Hace veintitantos años asistí a una conferencia en mi alma mater, UCSD, donde se hablaba de un pueblo de Limón que exportaba brazos hacia el norte. Hoy en el sur de California los nodos de Michoacanos se han multiplicado al punto de que hay sitios donde reside una mitad de los municipios de La Ruana, de Apatzingán, de Arteaga, o de La Huacana. Si conoces la geografía entenderás por qué los negocios de comida se llaman Cotija, La Reyna o Huetamo, pero sobran también las carnitas Michoacán, como las de San Bernardino; las taquerías Michoacán como la de Santa Cruz. Que sea autos, mudanzas o delicias, viven en Rialto, San Bernardino, Corona o Santa Anna las respectivas mitades de municipios devastados por la violencia y las guerras intestinas. Comunidades semejantes se identifican con sus natales Nayarit, Sinaloa, Durango, Oaxaca, Jalisco. Inseguridad y pobreza convirtieron al siglo veintiuno mexicano en este mapa divido en mitades dispersas a uno y otro lado de la frontera o a manera de fronteras movedizas que avanzan o se repliegan a según pinta la política. Por lo pronto, en Perris, Fontana o Fullerton hallas a los mejores mecánicos, panaderos, artesanos del barro, expertos en agricultura, carniceros, neveros, empacadores, curtidores de piel, o bailadores de caballos.

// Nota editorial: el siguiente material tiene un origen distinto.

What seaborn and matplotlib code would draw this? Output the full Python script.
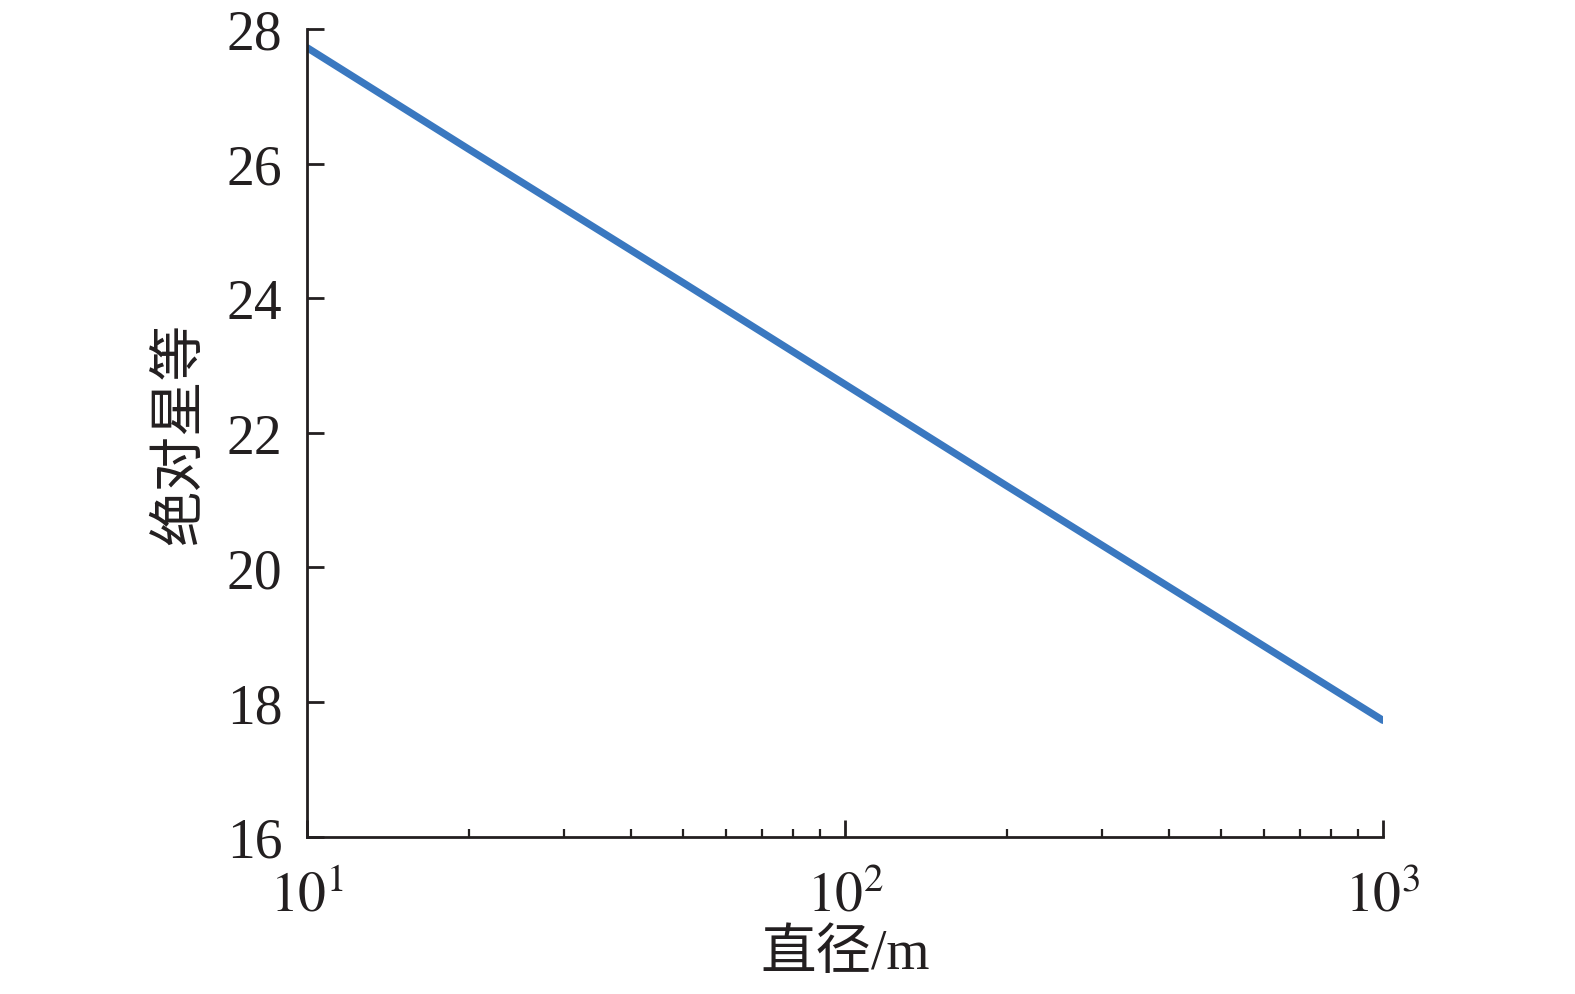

Y tal vez por eso parece también que se reproducen o clonan como nadie los narcos. Pues entre Carrillos, Arellanos y Leyva caídos, al igual como el personaje arquetípico de Gabriel García Márquez llamado Aureliano Buendía y sus muchos descendientes homónimos, ya todos hemos perdido la cuenta de cuántos capos restan para el reflector.

Por hoy, el profe narco se queda en Puente Grande donde a manera de Anti Quijote seguirá sus lecturas de los templarios y el santo grial. Dicen que no fue buen maestro, pero al país lo convirtió en el aula abierta de la descomposición del sistema político que quiso, como quien sueña un imposible, recuperar el poder.

Al tarot y a la literatura de elucidar las claves de lo que sigue. Pero para dejarlos con una nota optimista, les diré que no creo que sigan las cosas como si nada… Pues ni estos tiempos son los de antes, ni es el PRI el mismo que gobernó setenta años.